Begin MATERIAL PROVIDED

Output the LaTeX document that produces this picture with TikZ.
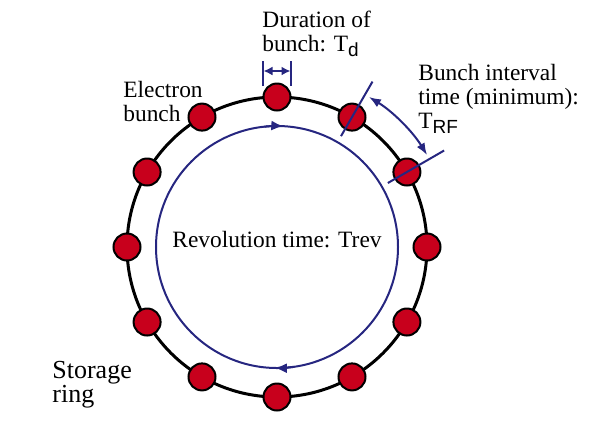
\documentclass[tikz,border=0pt]{standalone}
\usepackage{fontspec}
\setmainfont{Liberation Serif}
\setsansfont{Liberation Sans}
\usetikzlibrary{arrows.meta,positioning,calc}
\definecolor{bunchred}{RGB}{200,0,28}
\definecolor{ringblue}{RGB}{38,38,128}
\tikzset{
  bunch/.style={circle, draw=black, line width=1pt, fill=bunchred,
    minimum size=27\pxu, inner sep=0pt},
  ringline/.style={draw=black, line width=1.5pt},
  orbit/.style={draw=ringblue, line width=1pt},
  marker/.style={draw=ringblue, line width=1pt},
  lbl/.style={align=left, inner sep=0pt, font=\fontsize{11.7}{12}\selectfont},
}
\newlength{\pxu}
\setlength{\pxu}{0.5pt}
\begin{document}
\begin{tikzpicture}[x=0.5pt, y=0.5pt]
\useasboundingbox (-277,-189) rectangle (322,247);
%% Storage ring and orbit
\draw[ringline] (0,0) circle (150);
\draw[orbit] (0,0) circle (121);
\draw[orbit, -{Latex[length=6pt, width=5pt]}] (96:121) arc (96:87:121);
\draw[orbit, -{Latex[length=6pt, width=5pt]}] (-82:121) arc (-82:-91:121);

%% Electron bunches
\foreach \k in {0,...,11}
  \node[bunch] (b\k) at ({90-30*\k}:150) {};

%% Duration of bunch
\coordinate (dL) at ($(b0.center)+(-14,11)$);
\coordinate (dR) at ($(b0.center)+(14,11)$);
\draw[marker] (dL) -- ++(0,25);
\draw[marker] (dR) -- ++(0,25);
\draw[marker, {Latex[length=4.5pt, width=4.5pt]}-{Latex[length=4.5pt, width=4.5pt]}]
  ($(dL)+(0.5,15)$) -- ($(dR)+(-0.5,15)$);
\node[lbl, anchor=north west] (dur) at (-15,236)
  {Duration of\\bunch: T\textsf{\fontsize{9.5}{9}\selectfont\raisebox{-2.5pt}{d}}};

%% Bunch interval
\coordinate (i1a) at (60:128);
\coordinate (i1b) at (60:191);
\coordinate (i2a) at (30:128);
\coordinate (i2b) at (30:193);
\draw[marker] (i1a) -- (i1b);
\draw[marker] (i2a) -- (i2b);
\draw[marker, {Latex[length=6pt, width=4.5pt]}-{Latex[length=6pt, width=4.5pt]}]
  (58.5:176) arc (58.5:31.5:176);
\node[lbl, anchor=north west] (intv) at (141,183)
  {Bunch interval\\time (minimum):\\T\textsf{\fontsize{9.5}{9}\selectfont\raisebox{-2.5pt}{RF}}};

%% Other labels
\node[lbl, anchor=north west] (elec) at (-154,166) {Electron\\bunch};
\node[lbl, anchor=base] (rev) at (0,0) {Revolution time: Trev};
\node[lbl, anchor=north west, font=\fontsize{13}{12}\selectfont] (stor) at (-225,-114)
  {Storage\\ring};
\end{tikzpicture}
\end{document}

End MATERIAL PROVIDED

**TASK REQUIREMENTS**
Set down the material exactly, every line of it, except for the pictures.

**EXERCISE OUTPUT**
Output the LaTeX document that produces this picture with TikZ.
\documentclass[tikz,border=0pt]{standalone}
\usepackage{fontspec}
\setmainfont{Liberation Serif}
\setsansfont{Liberation Sans}
\usetikzlibrary{arrows.meta,positioning,calc}
\definecolor{bunchred}{RGB}{200,0,28}
\definecolor{ringblue}{RGB}{38,38,128}
\tikzset{
  bunch/.style={circle, draw=black, line width=1pt, fill=bunchred,
    minimum size=27\pxu, inner sep=0pt},
  ringline/.style={draw=black, line width=1.5pt},
  orbit/.style={draw=ringblue, line width=1pt},
  marker/.style={draw=ringblue, line width=1pt},
  lbl/.style={align=left, inner sep=0pt, font=\fontsize{11.7}{12}\selectfont},
}
\newlength{\pxu}
\setlength{\pxu}{0.5pt}
\begin{document}
\begin{tikzpicture}[x=0.5pt, y=0.5pt]
\useasboundingbox (-277,-189) rectangle (322,247);
%% Storage ring and orbit
\draw[ringline] (0,0) circle (150);
\draw[orbit] (0,0) circle (121);
\draw[orbit, -{Latex[length=6pt, width=5pt]}] (96:121) arc (96:87:121);
\draw[orbit, -{Latex[length=6pt, width=5pt]}] (-82:121) arc (-82:-91:121);

%% Electron bunches
\foreach \k in {0,...,11}
  \node[bunch] (b\k) at ({90-30*\k}:150) {};

%% Duration of bunch
\coordinate (dL) at ($(b0.center)+(-14,11)$);
\coordinate (dR) at ($(b0.center)+(14,11)$);
\draw[marker] (dL) -- ++(0,25);
\draw[marker] (dR) -- ++(0,25);
\draw[marker, {Latex[length=4.5pt, width=4.5pt]}-{Latex[length=4.5pt, width=4.5pt]}]
  ($(dL)+(0.5,15)$) -- ($(dR)+(-0.5,15)$);
\node[lbl, anchor=north west] (dur) at (-15,236)
  {Duration of\\bunch: T\textsf{\fontsize{9.5}{9}\selectfont\raisebox{-2.5pt}{d}}};

%% Bunch interval
\coordinate (i1a) at (60:128);
\coordinate (i1b) at (60:191);
\coordinate (i2a) at (30:128);
\coordinate (i2b) at (30:193);
\draw[marker] (i1a) -- (i1b);
\draw[marker] (i2a) -- (i2b);
\draw[marker, {Latex[length=6pt, width=4.5pt]}-{Latex[length=6pt, width=4.5pt]}]
  (58.5:176) arc (58.5:31.5:176);
\node[lbl, anchor=north west] (intv) at (141,183)
  {Bunch interval\\time (minimum):\\T\textsf{\fontsize{9.5}{9}\selectfont\raisebox{-2.5pt}{RF}}};

%% Other labels
\node[lbl, anchor=north west] (elec) at (-154,166) {Electron\\bunch};
\node[lbl, anchor=base] (rev) at (0,0) {Revolution time: Trev};
\node[lbl, anchor=north west, font=\fontsize{13}{12}\selectfont] (stor) at (-225,-114)
  {Storage\\ring};
\end{tikzpicture}
\end{document}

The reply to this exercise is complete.